An Old Hack, a New App, and Why I Got More Done

I have a new toy. Courtesy of Minimal Mac I have a new productivity tool on my iPhone – tenplustwo. It is based on an old Merlin Mann productivity hack, which I have be inspired to revisit here.

In one of the less original names around, Mann’s (10+2)*5 Hack is a clever way to squeeze some quality concentration out of yourself, whilst still allowing some time for procrastination/internet-faffery.

Read the article yourself, but as a quick crib sheet:

  1. Use a timer;
  2. Focus on doing work for just 10 minutes. That’s all. But NO faffing;
  3. Have two minutes doing anything you like;
  4. Repeat 5 times; and
  5. You have now got 50 minutes solid concentration out of yourself out of an hour.

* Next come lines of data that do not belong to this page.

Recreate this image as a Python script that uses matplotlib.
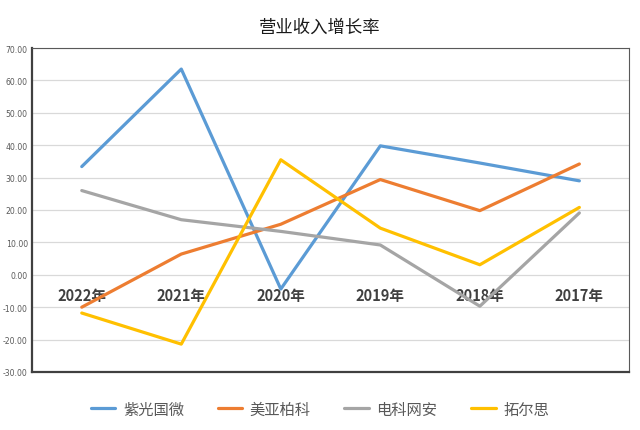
import numpy as np
from matplotlib import pyplot as plt

plt.rcParams['font.family'] = ['Noto Sans CJK SC', 'DejaVu Sans']

years = ['2022年', '2021年', '2020年', '2019年', '2018年', '2017年']
names = ['紫光国微', '美亚柏科', '电科网安', '拓尔思']
ziguang = [33.4, 63.5, -4.4, 39.8, 34.5, 29.0]
meiya = [-10.0, 6.4, 15.6, 29.4, 19.8, 34.2]
dianke = [26.0, 17.0, 13.4, 9.2, -9.7, 19.1]
tuoersi = [-11.8, -21.4, 35.5, 14.4, 3.1, 20.8]
colors = ['#5B9BD5', '#ED7D31', '#A5A5A5', '#FFC000']

fig = plt.figure(figsize=(6.4, 4.31), dpi=100)
ax = fig.add_axes([0.05, 0.1346, 0.933, 0.7517])

x = np.arange(len(years))
for vals, name, c in zip([ziguang, meiya, dianke, tuoersi], names, colors):
    ax.plot(x, vals, color=c, linewidth=2.3, label=name, solid_capstyle='round')

ax.set_xlim(-0.5, len(years) - 0.5)
ax.set_ylim(-30, 70)
yt = np.arange(-30, 71, 10)
ax.set_yticks(yt)
ax.set_yticklabels(['%.2f' % v for v in yt], fontsize=5.6, color='#595959', family='DejaVu Sans')
ax.grid(axis='y', color='#D9D9D9', linewidth=0.9)
ax.set_axisbelow(True)
ax.tick_params(axis='y', length=0, pad=3)

# category labels sit inside the plot, just under the zero line
ax.set_xticks(x)
ax.set_xticklabels(years, fontsize=10.5, fontweight='bold', color='#404040')
ax.tick_params(axis='x', length=0, pad=-61)

for s in ['left', 'bottom']:
    ax.spines[s].set_color('#404040')
    ax.spines[s].set_linewidth(1.6)
for s in ['top', 'right']:
    ax.spines[s].set_color('#595959')
    ax.spines[s].set_linewidth(0.8)

fig.text(0.5, 0.935, '营业收入增长率', ha='center', va='center', fontsize=12.5, color='#1a1a1a')

fig.legend(loc='center', bbox_to_anchor=(0.5, 0.048), ncol=4, frameon=False,
           fontsize=11, handlelength=1.6, columnspacing=2.2, handletextpad=0.5,
           labelcolor='#595959')

fig.savefig('out.png', dpi=100)
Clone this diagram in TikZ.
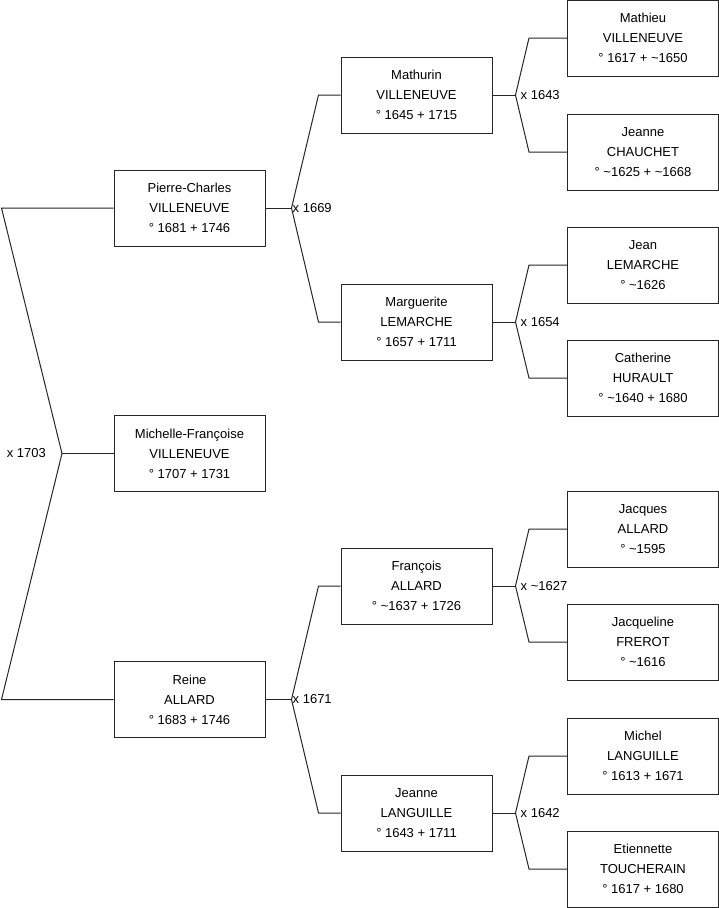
\documentclass[tikz,border=0pt]{standalone}
\usepackage{fontspec}
\setmainfont{Liberation Sans}
\usepackage{tikz}
\usetikzlibrary{positioning}

\begin{document}
\begin{tikzpicture}[
  x=1pt, y=-1pt,
  person/.style={draw=black!85, line width=1pt, fill=white, align=center, minimum width=151pt, minimum height=76pt, inner sep=0pt, font=\fontsize{13}{20}\selectfont},
  link/.style={draw=black!85, line width=1pt},
  wed/.style={inner sep=1pt, font=\fontsize{13}{15}\selectfont},
]
\useasboundingbox (0,0) rectangle (719,908);

% generation 1
\node[person] (pc) at (189.5,208) {Pierre-Charles\\VILLENEUVE\\° 1681 + 1746};
\node[person] (mf) at (189.5,453.5) {Michelle-Françoise\\VILLENEUVE\\° 1707 + 1731};
\node[person] (reine) at (189.5,699.5) {Reine\\ALLARD\\° 1683 + 1746};

% generation 2
\node[person] (mat) at (416.5,95) {Mathurin\\VILLENEUVE\\° 1645 + 1715};
\node[person] (marg) at (416.5,322) {Marguerite\\LEMARCHE\\° 1657 + 1711};
\node[person] (fran) at (416.5,586) {François\\ALLARD\\° \textasciitilde 1637 + 1726};
\node[person] (jlang) at (416.5,813) {Jeanne\\LANGUILLE\\° 1643 + 1711};

% generation 3
\node[person] (mathieu) at (643,38) {Mathieu\\VILLENEUVE\\° 1617 + \textasciitilde 1650};
\node[person] (jchau) at (643,152) {Jeanne\\CHAUCHET\\° \textasciitilde 1625 + \textasciitilde 1668};
\node[person] (jean) at (643,265) {Jean\\LEMARCHE\\° \textasciitilde 1626};
\node[person] (cath) at (643,378) {Catherine\\HURAULT\\° \textasciitilde 1640 + 1680};
\node[person] (jacq) at (643,529) {Jacques\\ALLARD\\° \textasciitilde 1595};
\node[person] (jfre) at (643,642) {Jacqueline\\FREROT\\° \textasciitilde 1616};
\node[person] (mich) at (643,756) {Michel\\LANGUILLE\\° 1613 + 1671};
\node[person] (etien) at (643,869) {Etiennette\\TOUCHERAIN\\° 1617 + 1680};

% marriage forks
\coordinate (j0) at (62,453.5);
\coordinate (j1a) at ([xshift=26pt]pc.east);
\coordinate (j1b) at ([xshift=26pt]reine.east);
\coordinate (j2a) at ([xshift=23pt]mat.east);
\coordinate (j2b) at ([xshift=23pt]marg.east);
\coordinate (j2c) at ([xshift=23pt]fran.east);
\coordinate (j2d) at ([xshift=23pt]jlang.east);

\draw[link] (pc.west) -- ([xshift=-112pt]pc.west) -- (j0) -- ([xshift=-112pt]reine.west) -- (reine.west);
\draw[link] (j0) -- (mf.west);

\draw[link] (pc.east) -- (j1a);
\draw[link] (mat.west) -- ([xshift=-22pt]mat.west) -- (j1a) -- ([xshift=-22pt]marg.west) -- (marg.west);
\draw[link] (reine.east) -- (j1b);
\draw[link] (fran.west) -- ([xshift=-22pt]fran.west) -- (j1b) -- ([xshift=-22pt]jlang.west) -- (jlang.west);

\draw[link] (mat.east) -- (j2a);
\draw[link] (mathieu.west) -- ([xshift=-38pt]mathieu.west) -- (j2a) -- ([xshift=-38pt]jchau.west) -- (jchau.west);
\draw[link] (marg.east) -- (j2b);
\draw[link] (jean.west) -- ([xshift=-38pt]jean.west) -- (j2b) -- ([xshift=-38pt]cath.west) -- (cath.west);
\draw[link] (fran.east) -- (j2c);
\draw[link] (jacq.west) -- ([xshift=-38pt]jacq.west) -- (j2c) -- ([xshift=-38pt]jfre.west) -- (jfre.west);
\draw[link] (jlang.east) -- (j2d);
\draw[link] (mich.west) -- ([xshift=-38pt]mich.west) -- (j2d) -- ([xshift=-38pt]etien.west) -- (etien.west);

% marriage dates
\node[wed, left=15pt of j0] (w0) {x 1703};
\node[wed, right=0pt of j1a] (w1a) {x 1669};
\node[wed, right=0pt of j1b] (w1b) {x 1671};
\node[wed, right=4pt of j2a] (w2a) {x 1643};
\node[wed, right=4pt of j2b] (w2b) {x 1654};
\node[wed, right=4pt of j2c] (w2c) {x \textasciitilde 1627};
\node[wed, right=4pt of j2d] (w2d) {x 1642};
\end{tikzpicture}
\end{document}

And the iPhone app does this with nice friendly pictures/colours/fonts. An impressive combination of theory and practice. What more could you want on a Monday morning.

Want to know the interesting thing? It doesn’t help me whatsoever. Not a jot. My ‘effective concentration’ – ie. how long my concentration manifests itself as ‘doing stuff’ rather than ‘blankly staring at stuff’ – is WAY less than 10 minutes, and it was interesting to find that out. If I actually spend 8 WHOLE MINUTES trying to do one thing, then it will take me twice as long to complete it (no, that isn’t 20 minutes. Think about it).

It is that distraction that helps me get stuff done. If I just sat here and and tried only to write (this IS technically writing) this post, then it would take me around two hours. However, if I carry on as normal I’ll still get it done in 2 hours, but will also have got my inbox to zero (of course I would), made a couple of phone calls, and read a couple of RSS feeds. Which would you take?

I could make the 10 minutes less to match my strobe-like attention span. I think the optimum would be 1 minute ‘doing’ and 12 second break. But I’m dyslexic, so it takes me most of the break to work out that it is time to break. Not really an option.

What I have realised is that it is the constant flicking between things of interest that makes me productive. And this is a personal thing. I need to be spending a minute on this, then a minute on that. What turns ‘doing’ into ‘producing’ is making sure that there is a fair amount of tasks amongst the things I am flicking between. As I complete them, then I must replace them with other nurtrition, rather than the junk food of RSS and filling other people’s inboxes with viral crap.

Great. I use the (10+2)*5 to give me prompts that I should be checking that my ‘protfolio’ is spead appropriately – enough work, and enough play.

So what are your action points from reading this? Well, try these:

  1. Read Merlin’s article
  2. Try the (10+2)*5 hack yourself
  3. Whether it works or not, think how it changed what you normally do – what did you learn?